Women in these corporate boards were more often highly educated than their male counterparts. 90 % of women on corporate boards had a master’s degree or higher. For men, the same percentage was 77 %. While women in Finland tend to be more educated than men, the difference in the general population is not this high, as the survey notes. In the general population, the difference is 1.7 percentage points in favor of women.
Although the proportion of women CEOs hasn’t really grown that much over the recent years, the proportion of women in corporate boards has. In 2007, 12 % of corporate board members were women. In 2018 it was 29 %. So, a clear step towards increased diversity in Finnish corporate boards.

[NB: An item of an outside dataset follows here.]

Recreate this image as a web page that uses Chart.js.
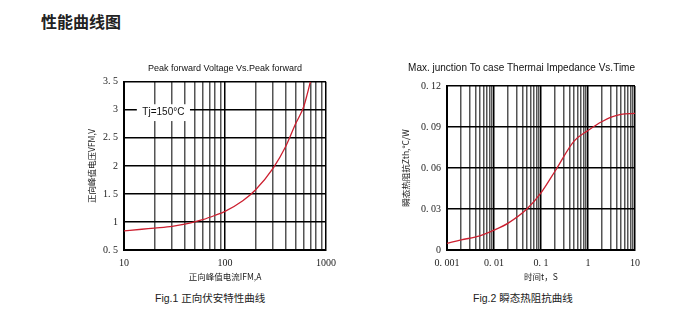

Foreigners in corporate leadership positions in Finland
As we have seen from above, Finnish corporate leadership is heavily dominated by middle-aged men. It’s particularly dominated by middle-aged Finnish men.

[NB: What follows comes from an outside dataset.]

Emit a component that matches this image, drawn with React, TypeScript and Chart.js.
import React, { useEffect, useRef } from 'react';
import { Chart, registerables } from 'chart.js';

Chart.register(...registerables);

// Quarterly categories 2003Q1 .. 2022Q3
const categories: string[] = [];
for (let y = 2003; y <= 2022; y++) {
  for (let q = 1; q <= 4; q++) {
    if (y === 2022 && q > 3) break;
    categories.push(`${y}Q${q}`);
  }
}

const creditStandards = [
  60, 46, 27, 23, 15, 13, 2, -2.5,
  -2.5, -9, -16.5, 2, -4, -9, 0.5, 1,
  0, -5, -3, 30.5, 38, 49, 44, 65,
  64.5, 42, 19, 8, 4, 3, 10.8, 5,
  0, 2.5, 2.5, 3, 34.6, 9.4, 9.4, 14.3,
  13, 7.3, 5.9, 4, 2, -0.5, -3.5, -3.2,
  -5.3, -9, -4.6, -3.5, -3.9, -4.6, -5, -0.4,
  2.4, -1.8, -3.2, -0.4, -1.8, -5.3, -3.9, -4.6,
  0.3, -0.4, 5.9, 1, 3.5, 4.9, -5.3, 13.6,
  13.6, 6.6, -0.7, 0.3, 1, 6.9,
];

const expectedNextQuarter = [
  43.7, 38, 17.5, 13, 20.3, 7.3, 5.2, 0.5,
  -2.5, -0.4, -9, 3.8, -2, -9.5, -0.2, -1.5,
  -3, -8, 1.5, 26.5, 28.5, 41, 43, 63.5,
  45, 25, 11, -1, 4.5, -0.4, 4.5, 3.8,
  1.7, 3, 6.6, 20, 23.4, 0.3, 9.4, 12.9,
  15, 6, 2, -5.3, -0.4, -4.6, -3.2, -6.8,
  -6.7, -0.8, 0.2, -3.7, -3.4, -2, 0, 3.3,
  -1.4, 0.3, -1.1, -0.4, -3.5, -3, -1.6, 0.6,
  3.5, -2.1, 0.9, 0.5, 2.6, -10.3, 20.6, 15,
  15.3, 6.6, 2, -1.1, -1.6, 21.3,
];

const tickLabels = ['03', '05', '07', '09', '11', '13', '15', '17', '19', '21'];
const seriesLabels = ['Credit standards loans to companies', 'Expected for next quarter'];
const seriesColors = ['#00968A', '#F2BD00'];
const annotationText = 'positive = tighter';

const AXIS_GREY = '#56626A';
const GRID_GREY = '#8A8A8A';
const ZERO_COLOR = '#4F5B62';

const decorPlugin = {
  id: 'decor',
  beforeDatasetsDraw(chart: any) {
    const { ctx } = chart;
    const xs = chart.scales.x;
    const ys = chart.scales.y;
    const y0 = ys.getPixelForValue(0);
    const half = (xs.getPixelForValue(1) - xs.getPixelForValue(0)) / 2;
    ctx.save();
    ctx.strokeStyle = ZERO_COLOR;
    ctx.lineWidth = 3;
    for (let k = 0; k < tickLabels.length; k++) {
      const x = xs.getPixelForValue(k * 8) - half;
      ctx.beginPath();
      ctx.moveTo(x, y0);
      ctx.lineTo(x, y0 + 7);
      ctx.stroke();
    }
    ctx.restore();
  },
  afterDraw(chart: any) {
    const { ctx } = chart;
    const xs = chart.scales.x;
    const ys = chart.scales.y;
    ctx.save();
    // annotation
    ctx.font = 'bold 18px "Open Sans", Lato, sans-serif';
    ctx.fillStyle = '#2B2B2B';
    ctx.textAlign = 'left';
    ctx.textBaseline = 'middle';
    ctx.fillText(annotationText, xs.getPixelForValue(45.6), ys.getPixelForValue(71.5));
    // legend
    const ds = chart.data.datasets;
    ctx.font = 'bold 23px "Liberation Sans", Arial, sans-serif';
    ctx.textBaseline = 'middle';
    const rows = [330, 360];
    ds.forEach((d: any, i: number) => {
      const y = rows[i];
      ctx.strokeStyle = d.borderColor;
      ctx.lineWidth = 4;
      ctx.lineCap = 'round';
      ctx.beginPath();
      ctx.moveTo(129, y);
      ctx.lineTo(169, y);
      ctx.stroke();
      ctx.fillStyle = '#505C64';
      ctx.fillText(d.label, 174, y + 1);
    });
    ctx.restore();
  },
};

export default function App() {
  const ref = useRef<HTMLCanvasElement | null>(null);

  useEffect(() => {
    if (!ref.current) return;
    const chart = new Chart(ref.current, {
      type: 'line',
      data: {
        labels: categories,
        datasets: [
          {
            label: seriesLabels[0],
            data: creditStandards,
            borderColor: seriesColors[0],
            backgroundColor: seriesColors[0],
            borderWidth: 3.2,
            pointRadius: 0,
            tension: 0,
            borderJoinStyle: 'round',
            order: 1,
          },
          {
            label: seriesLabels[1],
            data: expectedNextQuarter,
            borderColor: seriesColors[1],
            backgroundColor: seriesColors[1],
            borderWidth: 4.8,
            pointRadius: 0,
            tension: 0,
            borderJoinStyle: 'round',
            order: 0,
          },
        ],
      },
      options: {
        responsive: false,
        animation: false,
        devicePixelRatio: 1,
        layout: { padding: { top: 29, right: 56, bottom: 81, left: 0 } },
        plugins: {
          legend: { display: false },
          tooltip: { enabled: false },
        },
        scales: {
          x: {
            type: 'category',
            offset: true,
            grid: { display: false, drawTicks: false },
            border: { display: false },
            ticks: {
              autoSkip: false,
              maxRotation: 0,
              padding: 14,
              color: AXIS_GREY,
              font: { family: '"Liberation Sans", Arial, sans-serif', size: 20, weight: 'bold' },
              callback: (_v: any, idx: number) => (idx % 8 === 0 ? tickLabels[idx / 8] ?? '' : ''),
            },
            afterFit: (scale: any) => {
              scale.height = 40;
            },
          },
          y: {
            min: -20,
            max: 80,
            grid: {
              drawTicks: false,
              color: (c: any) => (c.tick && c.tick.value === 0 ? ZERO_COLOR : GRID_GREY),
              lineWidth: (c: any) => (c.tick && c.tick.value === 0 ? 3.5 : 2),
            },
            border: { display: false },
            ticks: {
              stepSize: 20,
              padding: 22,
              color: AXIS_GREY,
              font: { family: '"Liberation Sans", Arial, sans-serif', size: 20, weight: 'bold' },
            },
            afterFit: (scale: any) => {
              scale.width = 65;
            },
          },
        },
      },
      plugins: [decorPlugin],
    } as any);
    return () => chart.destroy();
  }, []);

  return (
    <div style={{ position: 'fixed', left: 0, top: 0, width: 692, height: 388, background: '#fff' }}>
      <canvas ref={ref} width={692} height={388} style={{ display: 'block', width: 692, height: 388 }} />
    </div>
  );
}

The Chief survey found that the majority (89 %) of CEOs of publicly traded companies in Finland were Finnish. 28 % of CEOs of large companies, however, were not originally from Finland.

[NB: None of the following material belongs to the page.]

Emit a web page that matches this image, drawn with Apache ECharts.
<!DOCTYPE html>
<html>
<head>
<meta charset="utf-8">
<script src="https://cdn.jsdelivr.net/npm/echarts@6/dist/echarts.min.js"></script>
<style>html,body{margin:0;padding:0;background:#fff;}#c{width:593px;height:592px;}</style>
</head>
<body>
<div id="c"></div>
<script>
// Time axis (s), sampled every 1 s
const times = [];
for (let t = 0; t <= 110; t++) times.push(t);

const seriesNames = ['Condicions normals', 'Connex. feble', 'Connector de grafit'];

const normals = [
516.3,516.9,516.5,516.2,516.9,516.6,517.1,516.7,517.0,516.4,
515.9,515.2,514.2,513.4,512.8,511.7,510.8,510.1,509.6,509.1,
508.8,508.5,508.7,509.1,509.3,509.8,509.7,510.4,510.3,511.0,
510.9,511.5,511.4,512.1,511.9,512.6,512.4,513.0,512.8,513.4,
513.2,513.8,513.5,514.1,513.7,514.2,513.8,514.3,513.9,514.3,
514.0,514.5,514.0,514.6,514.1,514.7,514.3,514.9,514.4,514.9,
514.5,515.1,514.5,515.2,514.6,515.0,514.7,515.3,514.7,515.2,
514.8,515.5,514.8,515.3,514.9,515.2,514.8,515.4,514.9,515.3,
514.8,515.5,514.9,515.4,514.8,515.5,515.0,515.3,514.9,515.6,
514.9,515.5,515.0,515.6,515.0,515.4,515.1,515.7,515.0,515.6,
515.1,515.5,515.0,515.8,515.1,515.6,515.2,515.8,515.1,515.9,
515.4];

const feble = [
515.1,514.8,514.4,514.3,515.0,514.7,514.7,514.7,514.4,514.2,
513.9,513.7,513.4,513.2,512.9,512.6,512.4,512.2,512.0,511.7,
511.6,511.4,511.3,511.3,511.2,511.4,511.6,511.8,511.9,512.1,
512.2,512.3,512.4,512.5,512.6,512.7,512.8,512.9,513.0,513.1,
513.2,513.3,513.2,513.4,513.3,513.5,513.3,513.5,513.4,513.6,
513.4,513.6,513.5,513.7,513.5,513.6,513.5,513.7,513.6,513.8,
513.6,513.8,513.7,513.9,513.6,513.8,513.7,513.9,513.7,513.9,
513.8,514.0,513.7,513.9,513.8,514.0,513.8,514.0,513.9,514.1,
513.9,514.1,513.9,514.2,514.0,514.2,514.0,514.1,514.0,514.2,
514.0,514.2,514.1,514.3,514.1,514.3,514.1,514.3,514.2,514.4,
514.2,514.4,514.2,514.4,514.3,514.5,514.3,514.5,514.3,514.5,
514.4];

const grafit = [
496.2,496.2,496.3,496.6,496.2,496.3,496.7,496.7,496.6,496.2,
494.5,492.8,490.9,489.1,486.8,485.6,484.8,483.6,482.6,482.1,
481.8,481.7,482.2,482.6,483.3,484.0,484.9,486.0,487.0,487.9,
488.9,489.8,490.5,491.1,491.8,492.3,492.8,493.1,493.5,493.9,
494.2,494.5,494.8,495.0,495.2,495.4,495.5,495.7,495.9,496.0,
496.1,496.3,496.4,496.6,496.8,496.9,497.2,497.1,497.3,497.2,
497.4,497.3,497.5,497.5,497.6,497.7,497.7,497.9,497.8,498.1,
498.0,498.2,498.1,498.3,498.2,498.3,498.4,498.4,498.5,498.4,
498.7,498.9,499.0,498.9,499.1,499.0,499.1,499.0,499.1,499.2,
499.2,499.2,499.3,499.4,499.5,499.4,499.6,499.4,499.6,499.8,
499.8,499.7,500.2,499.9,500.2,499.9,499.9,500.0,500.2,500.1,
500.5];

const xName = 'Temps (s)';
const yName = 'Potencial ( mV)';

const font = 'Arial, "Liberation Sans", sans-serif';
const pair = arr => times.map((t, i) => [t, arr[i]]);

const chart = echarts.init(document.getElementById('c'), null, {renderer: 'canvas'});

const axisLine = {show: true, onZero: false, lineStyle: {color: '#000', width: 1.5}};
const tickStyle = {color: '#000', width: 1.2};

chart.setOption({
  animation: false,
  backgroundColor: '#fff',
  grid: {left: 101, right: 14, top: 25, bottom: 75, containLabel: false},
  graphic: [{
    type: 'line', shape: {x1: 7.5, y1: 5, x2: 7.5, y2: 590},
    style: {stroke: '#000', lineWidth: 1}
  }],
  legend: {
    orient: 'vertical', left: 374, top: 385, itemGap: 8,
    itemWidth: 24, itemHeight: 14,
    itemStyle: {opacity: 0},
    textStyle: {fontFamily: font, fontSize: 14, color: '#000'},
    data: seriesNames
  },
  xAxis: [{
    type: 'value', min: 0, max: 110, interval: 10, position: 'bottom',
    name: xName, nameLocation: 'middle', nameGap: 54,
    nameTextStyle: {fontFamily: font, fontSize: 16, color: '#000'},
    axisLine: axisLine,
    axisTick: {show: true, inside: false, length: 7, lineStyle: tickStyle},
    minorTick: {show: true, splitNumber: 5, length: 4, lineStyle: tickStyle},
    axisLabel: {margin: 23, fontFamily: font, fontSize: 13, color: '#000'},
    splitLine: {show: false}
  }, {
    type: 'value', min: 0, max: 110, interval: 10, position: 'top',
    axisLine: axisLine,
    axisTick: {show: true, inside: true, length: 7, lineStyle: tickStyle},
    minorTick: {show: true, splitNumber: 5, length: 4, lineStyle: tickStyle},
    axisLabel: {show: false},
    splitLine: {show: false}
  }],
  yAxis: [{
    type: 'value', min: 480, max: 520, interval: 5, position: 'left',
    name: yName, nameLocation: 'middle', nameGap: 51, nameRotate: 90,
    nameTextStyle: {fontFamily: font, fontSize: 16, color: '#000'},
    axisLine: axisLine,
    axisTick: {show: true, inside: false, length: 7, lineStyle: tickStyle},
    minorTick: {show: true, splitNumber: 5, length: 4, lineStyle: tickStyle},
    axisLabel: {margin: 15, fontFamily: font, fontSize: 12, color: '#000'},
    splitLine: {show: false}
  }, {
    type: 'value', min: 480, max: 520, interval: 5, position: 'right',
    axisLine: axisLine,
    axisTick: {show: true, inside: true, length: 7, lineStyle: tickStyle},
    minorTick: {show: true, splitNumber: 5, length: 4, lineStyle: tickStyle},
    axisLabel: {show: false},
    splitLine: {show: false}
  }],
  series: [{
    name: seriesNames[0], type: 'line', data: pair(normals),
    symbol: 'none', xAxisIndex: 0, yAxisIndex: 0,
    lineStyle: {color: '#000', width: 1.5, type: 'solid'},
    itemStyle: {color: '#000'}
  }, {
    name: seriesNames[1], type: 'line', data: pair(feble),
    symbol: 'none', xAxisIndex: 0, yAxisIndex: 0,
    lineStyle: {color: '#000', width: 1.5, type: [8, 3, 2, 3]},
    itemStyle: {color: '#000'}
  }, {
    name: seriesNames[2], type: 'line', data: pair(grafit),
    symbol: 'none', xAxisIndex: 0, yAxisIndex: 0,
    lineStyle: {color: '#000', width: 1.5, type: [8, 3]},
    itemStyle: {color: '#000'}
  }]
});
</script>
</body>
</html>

Despite being dominated by middle-aged Finnish men, CEO positions in Finland have become increasingly diverse, however, in terms of nationality in recent years. A previous survey of CEOs in Finland from 2018 noted that 19 % of new CEO recruits in Finland in 2017 were not originally from Finland. In the Chief survey, the percentage was 43 % for new CEO recruits in 2019 and 2020.
Last year the Confederation of Finnish Industries conducted a survey of foreign business leaders in Finland. The survey didn’t look at the nationalities of these leaders but rather focused on their opinions on the push and pull factors of Finnish society and the corporate environment. Thus we don’t have statistical data on, for example, the nationalities or educational backgrounds of foreign business leaders in Finland to compare them to their Finnish counterparts.
Thus it currently still seems that if you have set your sights at a corporate leadership position in Finland you better be a Finnish man with preferably an engineering degree or an MBA. And in building your career, you should not aim for positions in corporate support functions but in basic functions.